3 CA Card Rooms Have To Sell After Repeated Legal Violations

Posted on June 8, 2020 - Last Updated on June 2, 2020

Three California casinos, Paso Robles Central Coast Casino, Magnolia House Casino in Rancho Cordova, and Casino Marysville, will have to pay $165,000 in recovery and fines and must be sold thanks to “an inability or unwillingness to comply with California law,” California Attorney General Xavier Becerra announced.

The settlement is a result of the casinos’ failure to meet their obligations under the California Gambling Control Act of 1998. It requires all gambling establishments to operate in a manner suitable to protect public health, safety, and general welfare.

State orders all three CA card rooms sold

“You either play by the rules or you can expect to pay the price,” Becerra said. “Gambling regulations are about protecting the public and making sure the wrong people don’t put their thumb on the scale. If card rooms can’t hold up their end of the bargain, then we’ll take action — and these settlements are proof of that. At the California Department of Justice, our special agents and legal team stand ready to uphold our state’s gaming laws.”

Though all three will have to sell, the settlement permits the casinos to resume operations in the interim once Gov. Gavin Newsom allows card rooms to reopen. All 70 in California are currently shut down because of COVID-19 and Newsom hasn’t said when the card rooms can reopen. The trio involved in the settlement must straighten out their cash management and provide weekly accounting to state regulators in order to do so.

The findings for each casino vary slightly, but there are common themes. Among them:

  • Failure to maintain adequate financing
  • Improper use of third-party funds
  • Failure to disclose full information to regulators

Here’s a quick look at each card room and what the California Department of Justice found.

Magnolia House Casino

  • Card room unable to maintain sufficient funds to cover the cost of patrons cashing out their chips
  • Card room operated at a dangerously low level of funding
  • Improperly used third-party funds for its own benefit
  • Failed to disclose full and true information regarding its operations to regulators
  • Failed to take corrective action despite numerous warnings from regulators

The settlement also prohibits majority stakeholder Thomas B. Sheridan from operating a gambling establishment under the California Gaming Control Commission’s jurisdiction for life. He’ll also have to pay $50,000 toward costs associated with the investigation and prosecution.

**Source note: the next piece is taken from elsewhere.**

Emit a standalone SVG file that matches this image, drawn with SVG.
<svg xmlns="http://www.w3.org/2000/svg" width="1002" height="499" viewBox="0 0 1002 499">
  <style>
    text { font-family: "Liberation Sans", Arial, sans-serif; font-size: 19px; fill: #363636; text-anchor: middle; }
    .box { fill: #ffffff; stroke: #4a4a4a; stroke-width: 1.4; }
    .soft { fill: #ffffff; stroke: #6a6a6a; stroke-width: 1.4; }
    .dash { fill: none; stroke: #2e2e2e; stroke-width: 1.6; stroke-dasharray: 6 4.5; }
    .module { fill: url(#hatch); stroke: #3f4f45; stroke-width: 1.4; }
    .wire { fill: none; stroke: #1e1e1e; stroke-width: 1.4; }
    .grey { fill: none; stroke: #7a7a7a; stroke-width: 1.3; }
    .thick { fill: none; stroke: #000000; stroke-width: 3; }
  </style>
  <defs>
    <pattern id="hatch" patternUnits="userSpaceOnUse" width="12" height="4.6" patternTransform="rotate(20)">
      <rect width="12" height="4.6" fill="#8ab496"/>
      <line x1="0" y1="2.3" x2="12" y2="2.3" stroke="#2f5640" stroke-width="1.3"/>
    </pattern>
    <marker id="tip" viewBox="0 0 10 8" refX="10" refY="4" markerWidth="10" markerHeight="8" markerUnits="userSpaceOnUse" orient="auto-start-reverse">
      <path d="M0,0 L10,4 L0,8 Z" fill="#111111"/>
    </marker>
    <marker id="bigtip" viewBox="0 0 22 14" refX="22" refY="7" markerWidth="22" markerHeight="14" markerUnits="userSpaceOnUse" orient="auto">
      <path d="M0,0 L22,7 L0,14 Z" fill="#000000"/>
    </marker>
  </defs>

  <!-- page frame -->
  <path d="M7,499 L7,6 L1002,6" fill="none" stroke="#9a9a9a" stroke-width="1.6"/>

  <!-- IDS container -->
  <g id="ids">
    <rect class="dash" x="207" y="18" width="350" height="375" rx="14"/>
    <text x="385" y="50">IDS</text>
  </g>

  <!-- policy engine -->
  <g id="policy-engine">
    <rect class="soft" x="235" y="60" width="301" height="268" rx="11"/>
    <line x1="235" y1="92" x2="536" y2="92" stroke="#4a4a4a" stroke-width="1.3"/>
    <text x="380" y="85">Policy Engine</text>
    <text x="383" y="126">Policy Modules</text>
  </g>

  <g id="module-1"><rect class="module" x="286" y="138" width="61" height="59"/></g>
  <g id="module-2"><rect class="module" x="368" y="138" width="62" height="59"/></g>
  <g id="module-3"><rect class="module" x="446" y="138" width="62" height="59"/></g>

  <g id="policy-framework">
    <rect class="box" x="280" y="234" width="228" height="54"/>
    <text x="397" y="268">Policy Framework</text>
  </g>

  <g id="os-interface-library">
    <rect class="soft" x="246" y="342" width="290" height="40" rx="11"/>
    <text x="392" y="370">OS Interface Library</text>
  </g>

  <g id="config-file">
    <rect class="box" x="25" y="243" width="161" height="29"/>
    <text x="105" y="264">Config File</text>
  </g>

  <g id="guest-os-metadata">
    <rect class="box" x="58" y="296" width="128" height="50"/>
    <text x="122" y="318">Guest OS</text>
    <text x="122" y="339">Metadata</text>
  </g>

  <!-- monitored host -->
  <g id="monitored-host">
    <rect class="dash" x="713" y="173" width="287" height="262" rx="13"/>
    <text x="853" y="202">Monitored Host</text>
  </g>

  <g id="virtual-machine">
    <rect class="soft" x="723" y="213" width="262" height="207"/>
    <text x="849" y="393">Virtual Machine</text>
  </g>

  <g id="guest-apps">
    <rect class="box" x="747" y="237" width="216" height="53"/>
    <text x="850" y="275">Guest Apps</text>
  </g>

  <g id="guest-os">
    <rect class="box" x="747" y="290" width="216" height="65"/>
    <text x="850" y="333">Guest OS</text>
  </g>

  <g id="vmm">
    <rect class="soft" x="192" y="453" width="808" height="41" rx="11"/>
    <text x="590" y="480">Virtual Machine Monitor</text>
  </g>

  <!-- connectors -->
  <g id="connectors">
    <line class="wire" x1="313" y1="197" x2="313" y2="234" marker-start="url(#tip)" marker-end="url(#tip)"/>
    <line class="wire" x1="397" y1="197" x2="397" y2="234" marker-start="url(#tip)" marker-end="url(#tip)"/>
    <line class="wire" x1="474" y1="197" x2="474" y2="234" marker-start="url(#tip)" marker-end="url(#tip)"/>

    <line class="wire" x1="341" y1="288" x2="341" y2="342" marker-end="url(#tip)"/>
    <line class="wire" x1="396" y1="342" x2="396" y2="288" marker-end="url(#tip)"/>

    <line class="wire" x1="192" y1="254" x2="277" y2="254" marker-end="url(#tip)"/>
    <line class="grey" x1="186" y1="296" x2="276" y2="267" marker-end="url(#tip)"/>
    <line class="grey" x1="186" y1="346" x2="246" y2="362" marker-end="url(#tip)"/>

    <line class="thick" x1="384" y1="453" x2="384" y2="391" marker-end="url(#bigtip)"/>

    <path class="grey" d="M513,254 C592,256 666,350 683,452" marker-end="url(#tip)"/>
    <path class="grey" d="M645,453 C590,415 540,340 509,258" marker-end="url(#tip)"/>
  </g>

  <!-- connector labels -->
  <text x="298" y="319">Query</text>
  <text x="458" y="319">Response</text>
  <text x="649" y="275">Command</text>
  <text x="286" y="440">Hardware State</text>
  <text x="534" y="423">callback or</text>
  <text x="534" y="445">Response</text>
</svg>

In an interview in January, Sheridan said he had fixed the “deficiency on the cash” and was anxious to reopen, according to the Sacramento Bee.

Paso Robles Central Coast Casino

  • Card room failed to maintain adequate financing
  • Card room ignored notifications to correct non-compliance issues
  • Impeded regulators by failing to provide requested surveillance footage
  • Improperly used third-party funds for its own benefit

In addition to selling, owner and sole shareholder Donald Ezzell will have to operate under additional oversight conditions in the interim. He’ll also pay $65,000 toward costs associated with the investigation and prosecution.

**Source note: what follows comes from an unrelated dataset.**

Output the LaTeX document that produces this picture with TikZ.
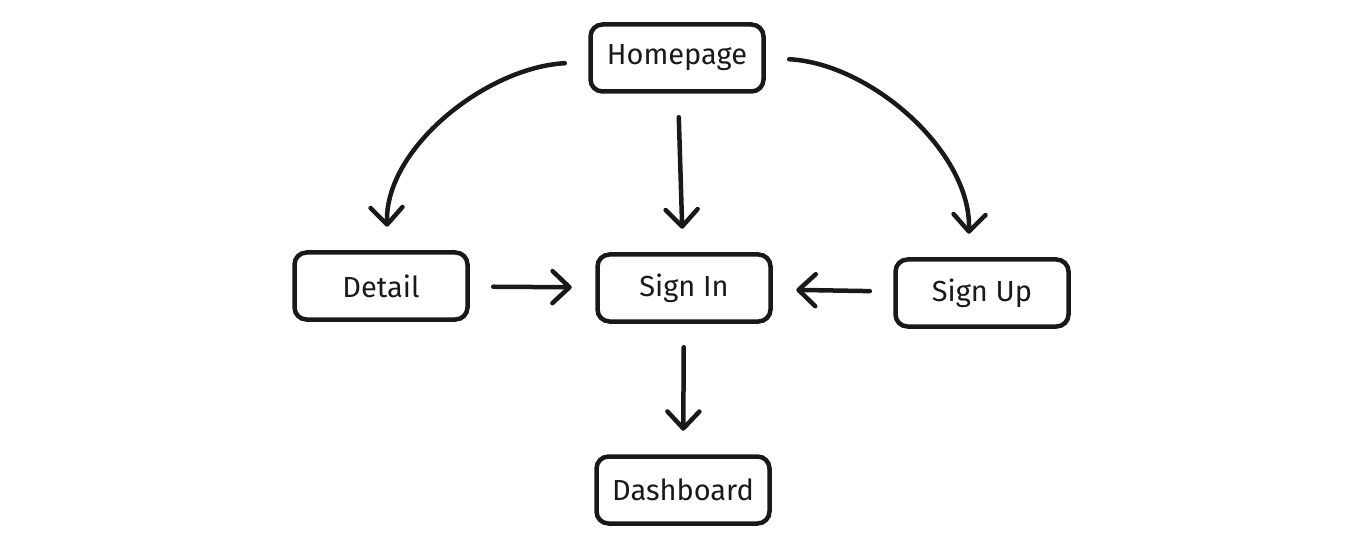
\documentclass[tikz,border=0pt]{standalone}
\usepackage{fontspec}
\setsansfont{Fira Sans}
\usetikzlibrary{positioning,arrows.meta}

\begin{document}
\begin{tikzpicture}[
  x=0.2mm, y=-0.2mm,
  font=\sffamily,
  screen/.style={draw, rounded corners=2.4mm, align=center, minimum width=34.6mm,
                 minimum height=13.4mm, line width=0.9mm, draw=black!90, text=black!90,
                 font=\sffamily\fontsize{16.5}{19}\selectfont},
  flow/.style={-{Straight Barb[length=3.4mm, width=6.4mm, round]}, line width=0.9mm,
               line cap=round, black!90, shorten <=4.7mm, shorten >=4.7mm},
]
  \useasboundingbox (0,0) rectangle (1366,551);

  \node[screen] (home)   at (677,58)  {Homepage};
  \node[screen] (detail) at (381,286) {Detail};
  \node[screen] (signin) at (684,288) {Sign In};
  \node[screen] (signup) at (982,293) {Sign Up};
  \node[screen] (dash)   at (683,490) {Dashboard};

  % curved branches out of the homepage
  \draw[flow] ([yshift=-0.8mm]home.west) to[out=183, in=92, looseness=0.95] ([xshift=1.4mm]detail.north);
  \draw[flow] (home.east) to[out=-3, in=88, looseness=0.95] ([xshift=-2.8mm]signup.north);

  \draw[flow] (home) -- (signin);
  \draw[flow] (detail) -- (signin);
  \draw[flow] (signup) -- (signin);
  \draw[flow] (signin) -- (dash);
\end{tikzpicture}
\end{document}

The CGCC approved the stipulated settlement on May 28, the last of the three casinos.

Casino Marysville

  • Card room violated state and local laws governing the manner in which controlled games must be conducted
  • Demonstrated a pattern and practice of an unwillingness or inability to comply with the law

Owner and sole shareholder Sau Phong will have to pay $50,000 in fines.

Newsom will issue reopening guidance for card rooms on June 8. Many tribal California casinos are already open, putting card rooms in a tough position.

It will be fascinating to monitor the buying process. We’ll keep you posted with the latest developments.